··· Task data ···

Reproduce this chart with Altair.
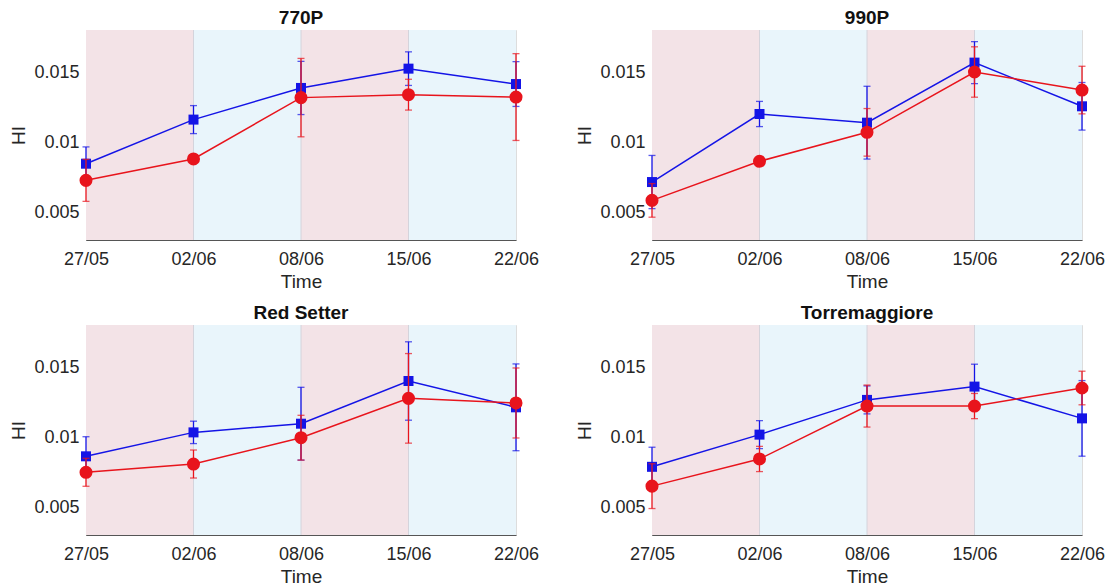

···
··· Task data ···

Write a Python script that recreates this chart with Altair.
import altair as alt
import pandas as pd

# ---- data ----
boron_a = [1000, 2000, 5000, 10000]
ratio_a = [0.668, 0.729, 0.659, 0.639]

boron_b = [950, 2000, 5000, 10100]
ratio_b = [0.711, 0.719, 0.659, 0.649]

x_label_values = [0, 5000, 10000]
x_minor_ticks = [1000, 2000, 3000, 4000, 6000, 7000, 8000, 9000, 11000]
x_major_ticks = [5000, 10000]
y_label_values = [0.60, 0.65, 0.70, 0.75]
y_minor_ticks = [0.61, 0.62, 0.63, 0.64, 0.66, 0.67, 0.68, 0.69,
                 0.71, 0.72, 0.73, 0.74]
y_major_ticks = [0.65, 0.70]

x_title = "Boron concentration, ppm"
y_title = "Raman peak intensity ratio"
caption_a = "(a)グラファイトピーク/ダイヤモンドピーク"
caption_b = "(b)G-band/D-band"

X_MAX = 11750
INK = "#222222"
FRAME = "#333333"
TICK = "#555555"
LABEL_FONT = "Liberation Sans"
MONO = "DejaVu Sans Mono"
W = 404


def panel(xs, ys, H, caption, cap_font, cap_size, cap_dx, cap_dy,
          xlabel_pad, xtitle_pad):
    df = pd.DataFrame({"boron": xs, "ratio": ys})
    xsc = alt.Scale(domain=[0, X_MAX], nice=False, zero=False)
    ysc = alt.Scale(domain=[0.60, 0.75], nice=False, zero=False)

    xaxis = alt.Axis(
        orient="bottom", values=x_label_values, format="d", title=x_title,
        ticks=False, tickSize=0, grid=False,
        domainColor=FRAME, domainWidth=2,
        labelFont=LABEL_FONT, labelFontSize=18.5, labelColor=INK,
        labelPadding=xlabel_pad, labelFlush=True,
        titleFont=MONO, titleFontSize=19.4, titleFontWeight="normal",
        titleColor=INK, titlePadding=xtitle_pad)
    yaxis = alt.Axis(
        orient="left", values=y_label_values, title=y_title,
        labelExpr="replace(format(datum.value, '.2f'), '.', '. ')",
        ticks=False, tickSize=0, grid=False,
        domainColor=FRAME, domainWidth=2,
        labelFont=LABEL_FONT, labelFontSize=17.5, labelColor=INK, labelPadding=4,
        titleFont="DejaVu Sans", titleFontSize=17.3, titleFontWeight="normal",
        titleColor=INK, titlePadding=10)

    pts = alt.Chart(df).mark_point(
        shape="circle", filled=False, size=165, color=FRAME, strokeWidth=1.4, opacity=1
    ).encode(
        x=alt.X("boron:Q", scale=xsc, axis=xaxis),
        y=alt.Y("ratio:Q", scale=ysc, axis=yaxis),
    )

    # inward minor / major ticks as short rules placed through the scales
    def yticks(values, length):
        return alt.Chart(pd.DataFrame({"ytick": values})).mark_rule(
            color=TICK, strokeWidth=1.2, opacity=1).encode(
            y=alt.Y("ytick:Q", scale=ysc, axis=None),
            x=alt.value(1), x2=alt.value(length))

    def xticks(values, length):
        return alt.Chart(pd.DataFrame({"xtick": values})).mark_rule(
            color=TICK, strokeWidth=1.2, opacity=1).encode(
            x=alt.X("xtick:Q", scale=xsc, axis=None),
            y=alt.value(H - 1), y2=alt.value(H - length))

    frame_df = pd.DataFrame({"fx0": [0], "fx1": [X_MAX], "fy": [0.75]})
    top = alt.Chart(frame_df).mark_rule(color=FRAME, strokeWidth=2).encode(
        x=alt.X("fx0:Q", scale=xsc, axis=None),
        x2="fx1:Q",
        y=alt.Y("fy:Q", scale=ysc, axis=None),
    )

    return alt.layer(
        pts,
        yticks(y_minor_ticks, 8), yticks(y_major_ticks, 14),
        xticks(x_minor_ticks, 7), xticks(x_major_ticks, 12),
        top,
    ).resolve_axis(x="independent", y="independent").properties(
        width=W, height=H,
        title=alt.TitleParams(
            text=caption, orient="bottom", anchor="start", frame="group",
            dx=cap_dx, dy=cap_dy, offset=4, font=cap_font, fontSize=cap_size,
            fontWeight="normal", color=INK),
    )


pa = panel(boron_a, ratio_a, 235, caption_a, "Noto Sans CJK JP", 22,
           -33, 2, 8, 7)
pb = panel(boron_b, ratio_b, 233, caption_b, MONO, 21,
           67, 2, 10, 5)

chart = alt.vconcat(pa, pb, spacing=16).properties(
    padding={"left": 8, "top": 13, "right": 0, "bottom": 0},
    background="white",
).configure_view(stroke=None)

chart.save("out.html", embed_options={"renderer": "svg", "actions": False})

···

* **Work to be completed**
Proceeding from the line containing "Write a Python" through the line containing "y_major_ticks = [0.65, 0.70]", transcribe the lines above exactly, both end lines included.

* **Exercise answer**
Write a Python script that recreates this chart with Altair.
import altair as alt
import pandas as pd

# ---- data ----
boron_a = [1000, 2000, 5000, 10000]
ratio_a = [0.668, 0.729, 0.659, 0.639]

boron_b = [950, 2000, 5000, 10100]
ratio_b = [0.711, 0.719, 0.659, 0.649]

x_label_values = [0, 5000, 10000]
x_minor_ticks = [1000, 2000, 3000, 4000, 6000, 7000, 8000, 9000, 11000]
x_major_ticks = [5000, 10000]
y_label_values = [0.60, 0.65, 0.70, 0.75]
y_minor_ticks = [0.61, 0.62, 0.63, 0.64, 0.66, 0.67, 0.68, 0.69,
                 0.71, 0.72, 0.73, 0.74]
y_major_ticks = [0.65, 0.70]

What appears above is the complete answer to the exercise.